» **Problem statement**
Output all of the entries below precisely as written.

» **Data rows**
____________

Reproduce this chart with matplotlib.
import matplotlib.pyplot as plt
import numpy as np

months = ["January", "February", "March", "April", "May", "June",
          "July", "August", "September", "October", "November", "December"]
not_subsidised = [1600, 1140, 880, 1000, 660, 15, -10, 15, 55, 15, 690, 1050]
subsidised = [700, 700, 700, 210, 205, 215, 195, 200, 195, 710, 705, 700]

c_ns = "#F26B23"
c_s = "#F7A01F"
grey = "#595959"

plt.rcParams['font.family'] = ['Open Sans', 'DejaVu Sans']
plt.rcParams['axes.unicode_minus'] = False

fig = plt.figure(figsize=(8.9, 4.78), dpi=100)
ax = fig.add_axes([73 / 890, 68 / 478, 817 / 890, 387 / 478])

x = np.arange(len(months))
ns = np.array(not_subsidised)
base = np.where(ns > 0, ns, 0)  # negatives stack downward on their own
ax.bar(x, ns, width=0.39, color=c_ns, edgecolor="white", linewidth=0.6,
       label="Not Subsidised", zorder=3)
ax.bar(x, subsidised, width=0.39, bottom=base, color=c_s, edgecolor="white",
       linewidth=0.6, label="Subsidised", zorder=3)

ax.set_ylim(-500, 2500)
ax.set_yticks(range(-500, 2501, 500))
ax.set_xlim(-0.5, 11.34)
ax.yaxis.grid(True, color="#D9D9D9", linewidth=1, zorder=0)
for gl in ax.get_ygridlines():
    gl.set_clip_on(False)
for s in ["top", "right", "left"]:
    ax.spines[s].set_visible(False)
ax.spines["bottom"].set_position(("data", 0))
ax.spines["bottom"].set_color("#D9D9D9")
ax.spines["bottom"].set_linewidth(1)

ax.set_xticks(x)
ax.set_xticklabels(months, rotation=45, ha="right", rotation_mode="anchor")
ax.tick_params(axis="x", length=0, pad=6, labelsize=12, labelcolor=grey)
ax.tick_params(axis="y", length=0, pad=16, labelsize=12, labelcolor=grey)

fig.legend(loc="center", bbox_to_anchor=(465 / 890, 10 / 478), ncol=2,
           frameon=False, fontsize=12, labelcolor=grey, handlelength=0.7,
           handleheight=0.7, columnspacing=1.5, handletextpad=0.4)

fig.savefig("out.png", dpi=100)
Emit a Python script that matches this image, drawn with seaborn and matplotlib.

____________

» **Final result**
Reproduce this chart with matplotlib.
import matplotlib.pyplot as plt
import numpy as np

months = ["January", "February", "March", "April", "May", "June",
          "July", "August", "September", "October", "November", "December"]
not_subsidised = [1600, 1140, 880, 1000, 660, 15, -10, 15, 55, 15, 690, 1050]
subsidised = [700, 700, 700, 210, 205, 215, 195, 200, 195, 710, 705, 700]

c_ns = "#F26B23"
c_s = "#F7A01F"
grey = "#595959"

plt.rcParams['font.family'] = ['Open Sans', 'DejaVu Sans']
plt.rcParams['axes.unicode_minus'] = False

fig = plt.figure(figsize=(8.9, 4.78), dpi=100)
ax = fig.add_axes([73 / 890, 68 / 478, 817 / 890, 387 / 478])

x = np.arange(len(months))
ns = np.array(not_subsidised)
base = np.where(ns > 0, ns, 0)  # negatives stack downward on their own
ax.bar(x, ns, width=0.39, color=c_ns, edgecolor="white", linewidth=0.6,
       label="Not Subsidised", zorder=3)
ax.bar(x, subsidised, width=0.39, bottom=base, color=c_s, edgecolor="white",
       linewidth=0.6, label="Subsidised", zorder=3)

ax.set_ylim(-500, 2500)
ax.set_yticks(range(-500, 2501, 500))
ax.set_xlim(-0.5, 11.34)
ax.yaxis.grid(True, color="#D9D9D9", linewidth=1, zorder=0)
for gl in ax.get_ygridlines():
    gl.set_clip_on(False)
for s in ["top", "right", "left"]:
    ax.spines[s].set_visible(False)
ax.spines["bottom"].set_position(("data", 0))
ax.spines["bottom"].set_color("#D9D9D9")
ax.spines["bottom"].set_linewidth(1)

ax.set_xticks(x)
ax.set_xticklabels(months, rotation=45, ha="right", rotation_mode="anchor")
ax.tick_params(axis="x", length=0, pad=6, labelsize=12, labelcolor=grey)
ax.tick_params(axis="y", length=0, pad=16, labelsize=12, labelcolor=grey)

fig.legend(loc="center", bbox_to_anchor=(465 / 890, 10 / 478), ncol=2,
           frameon=False, fontsize=12, labelcolor=grey, handlelength=0.7,
           handleheight=0.7, columnspacing=1.5, handletextpad=0.4)

fig.savefig("out.png", dpi=100)
Emit a Python script that matches this image, drawn with seaborn and matplotlib.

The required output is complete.